The cost of getting out HP 3000 information has remained low because of community resources. Last week we noted the technical expertise on the Allegro Consultants Web site. Another sponsor of that cost is Adager. These creators of IMAGE tools were among the very first to make technical papers available to the community online. (Before that, during the above-mentioned heyday, they printed and mailed tech papers to everyone who requested the information.)

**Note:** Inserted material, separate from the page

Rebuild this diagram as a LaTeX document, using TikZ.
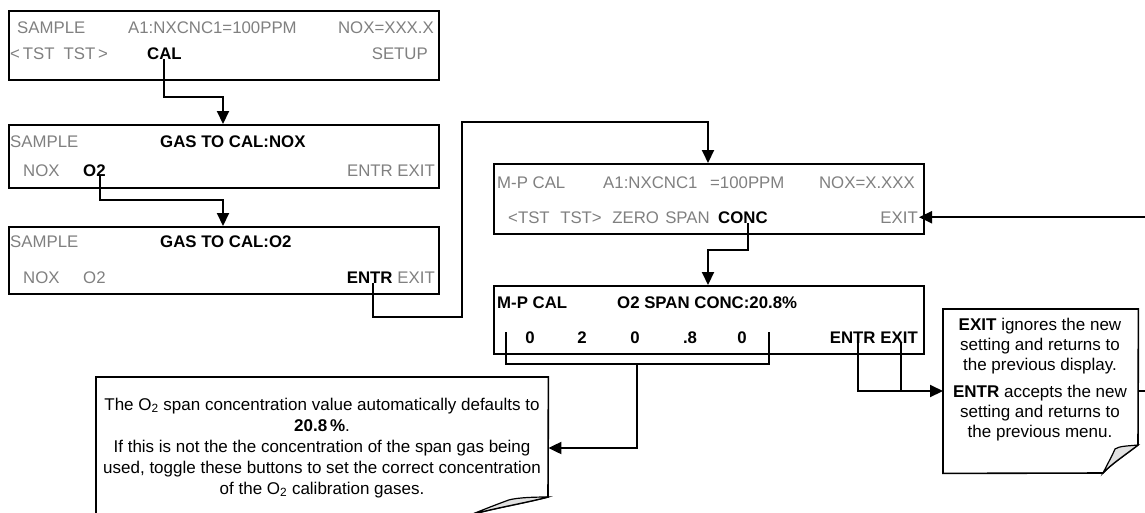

The cost of dispersing the information is one aspect of the 3000 community's resource. But the other element is the knowledge itself. There are papers online at the Adager site, such as IMAGE/SQL Database Foundations, that teach fundamentals about the 3000's database you simply cannot access anywhere else today. Certainly not with the ease of a click on one of Adager's links. This knowledge isn't arcane, either -- especially if you need to teach an IT architect the nature of IMAGE/SQL with that paper, and so distinguish it from a relational database. Adager is the keeper of the IMAGE treasure. By extension, that's the heart of the 3000's riches.

Doctrow's article explains the "information wants to be free" summary in 21st Century terms.

The more IT you have, the more IT generates value, and the more information becomes the centre of your world. But the more IT (and IT expertise) you have, the easier it is for information to spread and escape any proprietary barrier.

The freedom of information ideal tracks the availability of content. But someone must generate the content, before they even address the work of cataloging and distributing the knowledge. When the knowledge is as specialized and vital as database techniques on a mission-critical server HP won't support by January, it's hard to put a price on its market value. But free doesn't describe the information's value -- just its cost to your community.

As examples of what's online at the Adager site:

Dynamic Dataset Expansion (PDF or HTML) explained by IMAGE creator Fred White
Details on specifying DDX Expansion (PDF or HTML)
The Path to Improved IMAGE Detail Dataset Performance (PDF)

There's another level to the resource available at the Adager site. White papers written by VEsoft's creator Eugene Volokh are online. A few examples include 3000 advice about What to do when your program aborts, as well as Security myths. There's also Burn before reading - HP3000 security and you.

VEsoft doesn't host these tech resources on its Web site, even though the company remains a solid tool provider to the 3000 community. Freeing up these allied white papers for community use is another way to serve the community with a shared resource.